─── Input rows ───

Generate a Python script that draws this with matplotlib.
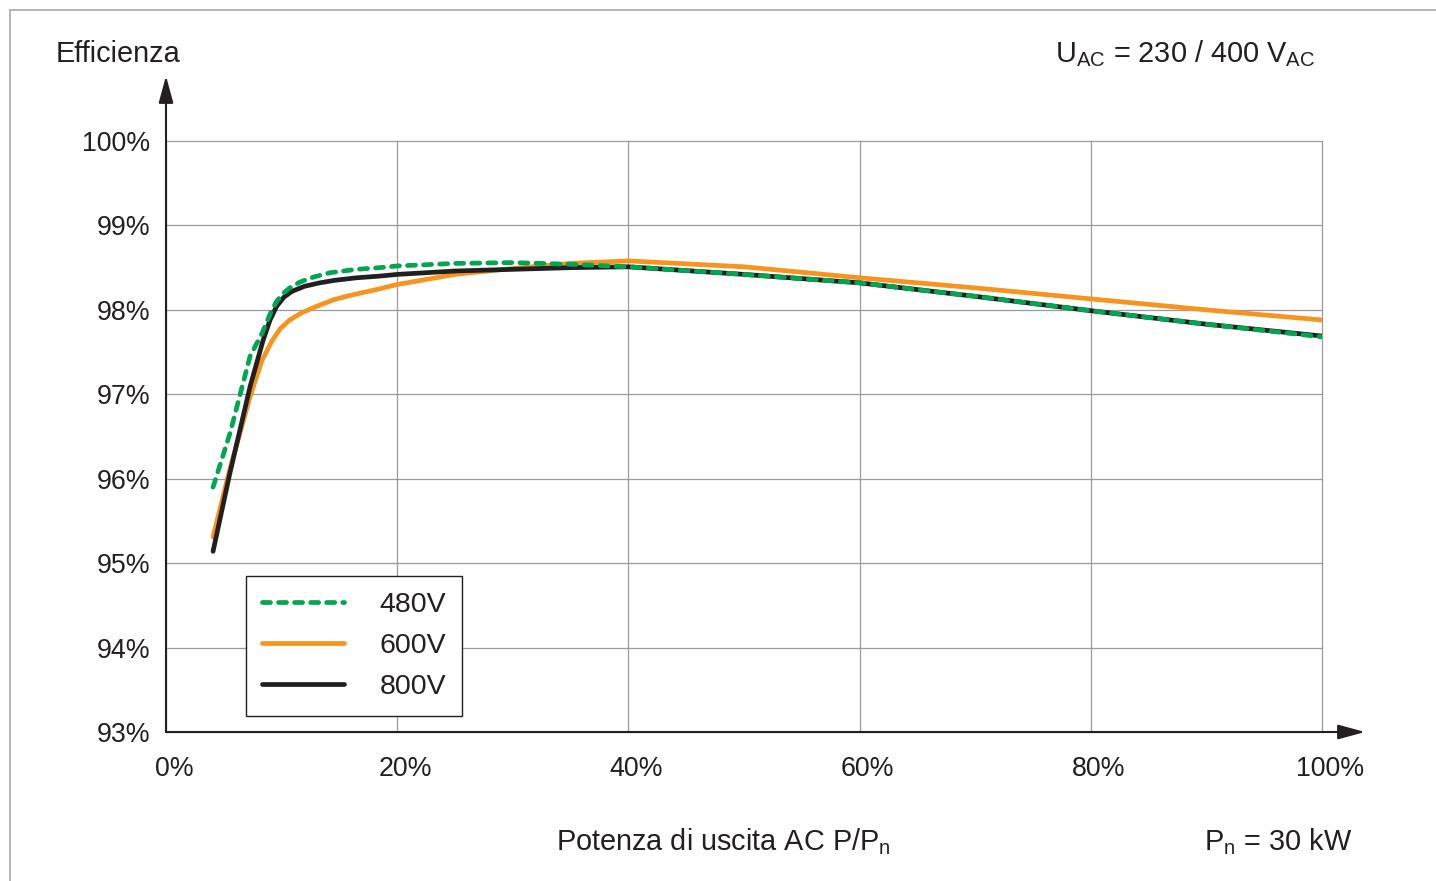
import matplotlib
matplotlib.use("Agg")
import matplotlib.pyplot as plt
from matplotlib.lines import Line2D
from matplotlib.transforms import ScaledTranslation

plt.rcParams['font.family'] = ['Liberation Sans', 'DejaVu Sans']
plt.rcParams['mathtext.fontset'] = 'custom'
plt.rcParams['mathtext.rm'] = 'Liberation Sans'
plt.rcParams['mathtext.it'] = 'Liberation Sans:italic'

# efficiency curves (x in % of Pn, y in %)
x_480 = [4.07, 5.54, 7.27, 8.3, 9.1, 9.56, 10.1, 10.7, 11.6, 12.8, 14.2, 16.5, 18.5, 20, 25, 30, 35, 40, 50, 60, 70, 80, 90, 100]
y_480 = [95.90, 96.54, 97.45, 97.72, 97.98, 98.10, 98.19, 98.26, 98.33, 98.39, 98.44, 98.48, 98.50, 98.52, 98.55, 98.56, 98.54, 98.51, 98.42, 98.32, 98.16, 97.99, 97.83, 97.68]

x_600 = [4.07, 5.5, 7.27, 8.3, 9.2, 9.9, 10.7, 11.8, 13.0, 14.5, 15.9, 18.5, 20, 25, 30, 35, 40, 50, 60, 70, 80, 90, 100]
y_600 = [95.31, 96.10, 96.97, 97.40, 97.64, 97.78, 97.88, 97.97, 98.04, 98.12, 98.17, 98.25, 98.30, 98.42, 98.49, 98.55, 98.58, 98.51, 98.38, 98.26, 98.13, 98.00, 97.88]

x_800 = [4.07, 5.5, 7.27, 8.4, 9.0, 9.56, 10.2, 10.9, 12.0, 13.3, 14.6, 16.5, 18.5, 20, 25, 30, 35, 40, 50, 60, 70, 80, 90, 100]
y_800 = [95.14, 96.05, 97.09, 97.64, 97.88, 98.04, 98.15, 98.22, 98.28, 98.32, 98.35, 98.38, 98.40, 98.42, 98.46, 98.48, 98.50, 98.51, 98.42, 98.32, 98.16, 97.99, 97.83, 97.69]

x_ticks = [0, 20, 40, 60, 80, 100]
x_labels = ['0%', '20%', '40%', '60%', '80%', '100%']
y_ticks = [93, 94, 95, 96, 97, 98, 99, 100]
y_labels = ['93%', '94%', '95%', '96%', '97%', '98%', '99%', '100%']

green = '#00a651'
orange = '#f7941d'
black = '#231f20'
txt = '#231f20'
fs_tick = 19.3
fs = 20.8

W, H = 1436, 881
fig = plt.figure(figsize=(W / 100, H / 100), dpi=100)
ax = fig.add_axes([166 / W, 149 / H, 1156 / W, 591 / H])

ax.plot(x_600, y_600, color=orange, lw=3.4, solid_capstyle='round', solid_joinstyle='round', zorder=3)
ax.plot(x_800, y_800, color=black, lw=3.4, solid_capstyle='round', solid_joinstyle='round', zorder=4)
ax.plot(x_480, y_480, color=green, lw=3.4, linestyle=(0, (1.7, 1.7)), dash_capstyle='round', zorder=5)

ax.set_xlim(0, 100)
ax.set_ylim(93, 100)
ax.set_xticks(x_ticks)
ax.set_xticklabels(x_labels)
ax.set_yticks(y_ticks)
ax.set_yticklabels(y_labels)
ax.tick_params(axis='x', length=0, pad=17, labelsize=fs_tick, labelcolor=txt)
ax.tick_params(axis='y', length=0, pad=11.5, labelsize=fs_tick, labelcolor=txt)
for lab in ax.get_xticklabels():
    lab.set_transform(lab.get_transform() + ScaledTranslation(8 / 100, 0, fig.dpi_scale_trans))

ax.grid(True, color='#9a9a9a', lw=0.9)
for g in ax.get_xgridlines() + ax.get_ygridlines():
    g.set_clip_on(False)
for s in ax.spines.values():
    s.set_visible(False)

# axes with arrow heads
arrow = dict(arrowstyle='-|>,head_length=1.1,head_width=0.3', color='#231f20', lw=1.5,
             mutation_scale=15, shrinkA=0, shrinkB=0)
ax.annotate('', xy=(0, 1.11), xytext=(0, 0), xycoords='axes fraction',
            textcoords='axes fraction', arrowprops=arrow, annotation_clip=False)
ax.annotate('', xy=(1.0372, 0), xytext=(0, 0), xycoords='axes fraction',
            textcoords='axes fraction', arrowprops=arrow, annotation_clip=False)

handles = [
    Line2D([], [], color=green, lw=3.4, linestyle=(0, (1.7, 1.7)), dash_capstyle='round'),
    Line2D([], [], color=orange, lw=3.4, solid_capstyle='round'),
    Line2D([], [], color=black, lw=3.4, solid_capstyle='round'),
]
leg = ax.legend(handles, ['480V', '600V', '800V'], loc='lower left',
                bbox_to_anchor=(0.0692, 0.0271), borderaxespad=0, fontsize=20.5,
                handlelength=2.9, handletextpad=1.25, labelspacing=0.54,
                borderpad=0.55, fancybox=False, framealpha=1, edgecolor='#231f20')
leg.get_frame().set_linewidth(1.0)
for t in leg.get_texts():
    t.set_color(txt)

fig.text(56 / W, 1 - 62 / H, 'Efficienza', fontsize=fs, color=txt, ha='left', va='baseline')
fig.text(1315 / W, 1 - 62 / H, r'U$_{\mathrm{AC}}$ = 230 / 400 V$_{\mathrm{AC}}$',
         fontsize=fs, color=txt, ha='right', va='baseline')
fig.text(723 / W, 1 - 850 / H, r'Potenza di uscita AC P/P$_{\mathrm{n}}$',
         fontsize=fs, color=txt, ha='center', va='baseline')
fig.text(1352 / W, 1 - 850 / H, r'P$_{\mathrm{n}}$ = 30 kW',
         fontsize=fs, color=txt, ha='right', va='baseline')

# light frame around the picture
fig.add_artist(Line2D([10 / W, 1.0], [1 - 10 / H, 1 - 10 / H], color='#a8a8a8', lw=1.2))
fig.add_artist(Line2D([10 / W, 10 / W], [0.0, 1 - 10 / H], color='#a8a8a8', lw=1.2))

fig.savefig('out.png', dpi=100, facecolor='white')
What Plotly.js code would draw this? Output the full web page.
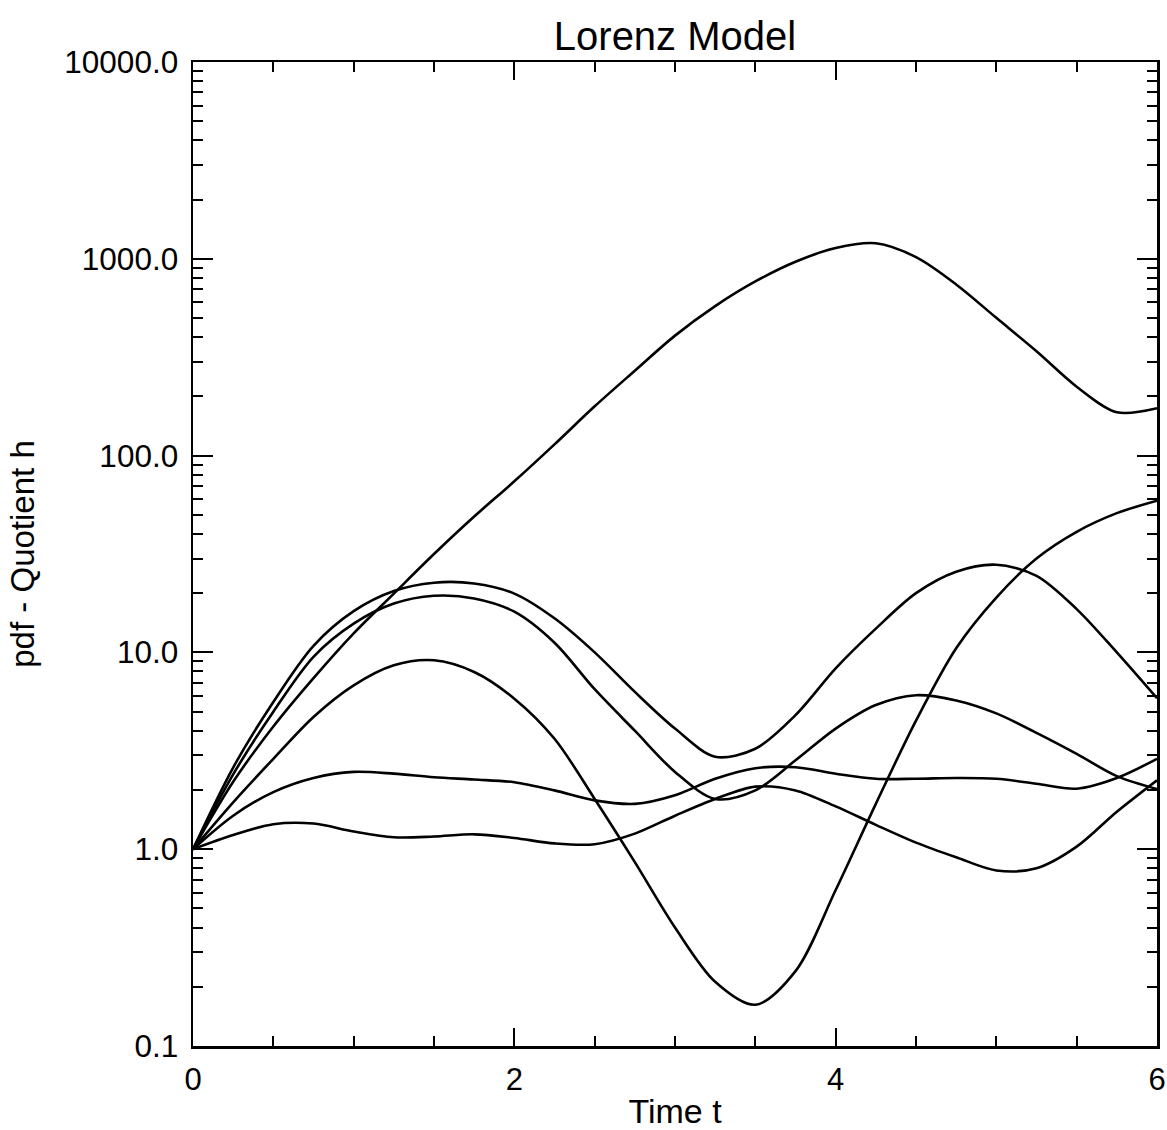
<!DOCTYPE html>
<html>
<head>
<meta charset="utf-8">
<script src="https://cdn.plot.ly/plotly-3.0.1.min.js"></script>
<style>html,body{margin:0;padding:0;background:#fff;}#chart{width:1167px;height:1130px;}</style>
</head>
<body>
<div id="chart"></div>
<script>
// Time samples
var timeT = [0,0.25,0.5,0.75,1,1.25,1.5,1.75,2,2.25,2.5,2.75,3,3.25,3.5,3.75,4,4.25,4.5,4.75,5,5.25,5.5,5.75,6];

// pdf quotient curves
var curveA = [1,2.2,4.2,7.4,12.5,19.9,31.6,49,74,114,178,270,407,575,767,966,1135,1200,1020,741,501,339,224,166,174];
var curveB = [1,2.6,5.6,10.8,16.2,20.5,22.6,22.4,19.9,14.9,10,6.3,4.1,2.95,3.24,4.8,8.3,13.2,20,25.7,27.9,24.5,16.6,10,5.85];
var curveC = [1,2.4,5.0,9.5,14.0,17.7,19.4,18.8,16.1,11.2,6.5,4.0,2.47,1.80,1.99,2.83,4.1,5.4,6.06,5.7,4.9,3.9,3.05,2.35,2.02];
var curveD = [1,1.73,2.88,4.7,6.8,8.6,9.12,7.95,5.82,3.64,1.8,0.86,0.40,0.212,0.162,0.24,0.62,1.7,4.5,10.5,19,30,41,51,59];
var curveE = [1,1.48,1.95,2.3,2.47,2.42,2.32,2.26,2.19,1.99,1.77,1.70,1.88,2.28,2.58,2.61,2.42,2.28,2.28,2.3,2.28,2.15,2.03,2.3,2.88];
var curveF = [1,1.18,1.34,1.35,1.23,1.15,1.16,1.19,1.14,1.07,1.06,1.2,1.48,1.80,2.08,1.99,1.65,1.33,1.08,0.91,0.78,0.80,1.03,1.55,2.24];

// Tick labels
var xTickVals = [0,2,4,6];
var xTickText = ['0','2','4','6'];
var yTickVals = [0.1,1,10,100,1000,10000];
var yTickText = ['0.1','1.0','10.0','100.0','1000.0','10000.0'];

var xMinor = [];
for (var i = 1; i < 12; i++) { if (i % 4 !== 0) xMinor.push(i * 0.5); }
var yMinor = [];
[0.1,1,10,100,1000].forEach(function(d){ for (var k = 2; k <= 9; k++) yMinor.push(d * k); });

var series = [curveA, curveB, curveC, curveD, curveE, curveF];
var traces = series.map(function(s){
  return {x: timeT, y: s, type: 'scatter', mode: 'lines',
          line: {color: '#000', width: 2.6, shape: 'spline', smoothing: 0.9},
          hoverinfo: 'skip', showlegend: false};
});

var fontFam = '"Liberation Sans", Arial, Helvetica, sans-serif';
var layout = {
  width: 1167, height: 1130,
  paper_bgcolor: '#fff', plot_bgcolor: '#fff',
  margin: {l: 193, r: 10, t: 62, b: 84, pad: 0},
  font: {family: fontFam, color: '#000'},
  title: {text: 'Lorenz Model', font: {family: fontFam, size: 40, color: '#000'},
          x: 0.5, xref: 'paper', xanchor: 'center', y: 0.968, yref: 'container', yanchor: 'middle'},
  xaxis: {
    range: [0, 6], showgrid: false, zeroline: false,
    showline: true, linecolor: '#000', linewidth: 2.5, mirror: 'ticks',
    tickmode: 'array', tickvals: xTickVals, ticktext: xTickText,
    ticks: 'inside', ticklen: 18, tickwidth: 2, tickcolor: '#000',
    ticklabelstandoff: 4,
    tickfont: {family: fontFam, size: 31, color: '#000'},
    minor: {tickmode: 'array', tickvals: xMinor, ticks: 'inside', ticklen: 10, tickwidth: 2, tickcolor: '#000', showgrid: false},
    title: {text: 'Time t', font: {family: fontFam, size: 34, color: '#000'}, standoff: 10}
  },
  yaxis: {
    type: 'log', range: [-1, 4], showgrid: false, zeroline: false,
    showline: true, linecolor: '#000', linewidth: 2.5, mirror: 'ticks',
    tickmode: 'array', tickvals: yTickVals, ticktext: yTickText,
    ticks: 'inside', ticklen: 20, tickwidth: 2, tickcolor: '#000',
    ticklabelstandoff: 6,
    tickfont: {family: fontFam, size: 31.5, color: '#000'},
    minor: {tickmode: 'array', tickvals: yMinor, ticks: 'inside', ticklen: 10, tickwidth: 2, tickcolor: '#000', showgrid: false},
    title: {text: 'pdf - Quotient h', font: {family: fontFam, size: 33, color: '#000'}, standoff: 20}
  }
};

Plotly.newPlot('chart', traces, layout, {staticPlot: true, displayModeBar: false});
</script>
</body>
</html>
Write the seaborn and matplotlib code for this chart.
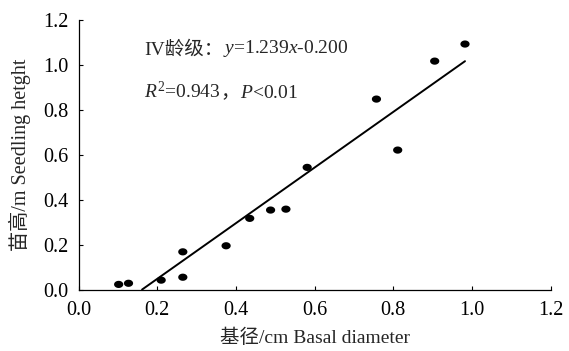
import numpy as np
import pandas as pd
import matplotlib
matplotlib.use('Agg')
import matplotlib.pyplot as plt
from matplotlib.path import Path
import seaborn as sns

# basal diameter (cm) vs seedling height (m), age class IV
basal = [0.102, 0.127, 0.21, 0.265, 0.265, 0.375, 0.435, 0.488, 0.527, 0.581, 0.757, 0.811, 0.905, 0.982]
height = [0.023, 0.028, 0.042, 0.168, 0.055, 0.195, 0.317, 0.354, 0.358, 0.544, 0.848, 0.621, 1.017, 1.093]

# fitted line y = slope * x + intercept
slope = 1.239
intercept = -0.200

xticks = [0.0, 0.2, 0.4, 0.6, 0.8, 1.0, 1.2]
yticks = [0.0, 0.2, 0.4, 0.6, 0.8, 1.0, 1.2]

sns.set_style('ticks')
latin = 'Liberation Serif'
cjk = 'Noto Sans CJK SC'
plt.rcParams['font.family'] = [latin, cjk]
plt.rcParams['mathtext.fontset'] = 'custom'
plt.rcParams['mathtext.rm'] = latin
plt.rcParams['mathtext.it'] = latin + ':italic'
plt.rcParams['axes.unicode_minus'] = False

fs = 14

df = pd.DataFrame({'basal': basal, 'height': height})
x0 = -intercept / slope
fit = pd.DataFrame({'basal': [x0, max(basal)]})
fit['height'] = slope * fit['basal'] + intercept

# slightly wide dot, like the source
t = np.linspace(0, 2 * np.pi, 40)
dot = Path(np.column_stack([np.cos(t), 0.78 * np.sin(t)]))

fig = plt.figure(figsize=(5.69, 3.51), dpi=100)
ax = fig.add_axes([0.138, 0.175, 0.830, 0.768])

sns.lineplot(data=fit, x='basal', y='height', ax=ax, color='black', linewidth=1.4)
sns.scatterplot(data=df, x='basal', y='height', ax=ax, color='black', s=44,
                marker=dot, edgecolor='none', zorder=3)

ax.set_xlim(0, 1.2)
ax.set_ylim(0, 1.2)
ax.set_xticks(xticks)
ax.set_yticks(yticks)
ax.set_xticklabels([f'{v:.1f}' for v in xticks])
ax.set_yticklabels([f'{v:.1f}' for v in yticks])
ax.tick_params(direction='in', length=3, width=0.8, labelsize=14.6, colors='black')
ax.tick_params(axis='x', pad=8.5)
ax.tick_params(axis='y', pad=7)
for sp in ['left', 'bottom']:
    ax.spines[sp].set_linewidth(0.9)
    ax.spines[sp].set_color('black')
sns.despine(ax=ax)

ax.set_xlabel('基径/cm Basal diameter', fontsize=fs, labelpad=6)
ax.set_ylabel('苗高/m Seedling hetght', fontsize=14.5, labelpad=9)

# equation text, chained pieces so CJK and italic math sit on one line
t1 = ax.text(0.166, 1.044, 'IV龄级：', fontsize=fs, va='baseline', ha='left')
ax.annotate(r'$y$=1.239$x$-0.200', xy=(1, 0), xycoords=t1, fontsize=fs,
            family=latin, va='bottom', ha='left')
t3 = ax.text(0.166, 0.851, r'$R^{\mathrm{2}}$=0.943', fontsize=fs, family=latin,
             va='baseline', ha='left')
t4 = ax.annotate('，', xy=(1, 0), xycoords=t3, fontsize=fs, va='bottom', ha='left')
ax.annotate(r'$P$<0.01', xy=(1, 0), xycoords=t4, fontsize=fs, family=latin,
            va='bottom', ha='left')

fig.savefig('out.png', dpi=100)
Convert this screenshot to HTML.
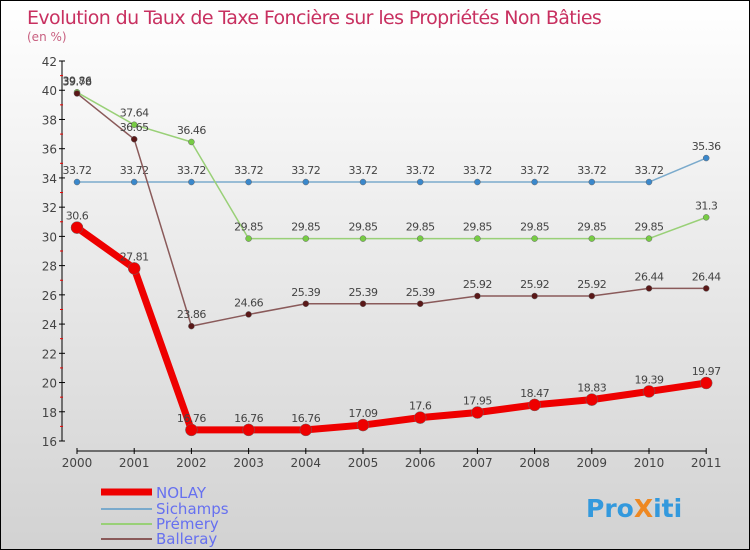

───

• _Written exercise_:
Copy out every line where the word "this" occurs.

• _Response to the task_:
Generate a Python script that draws this with matplotlib.
What Plotly.js code would draw this? Output the full web page.
Write the seaborn and matplotlib code for this chart.
Convert this screenshot to HTML.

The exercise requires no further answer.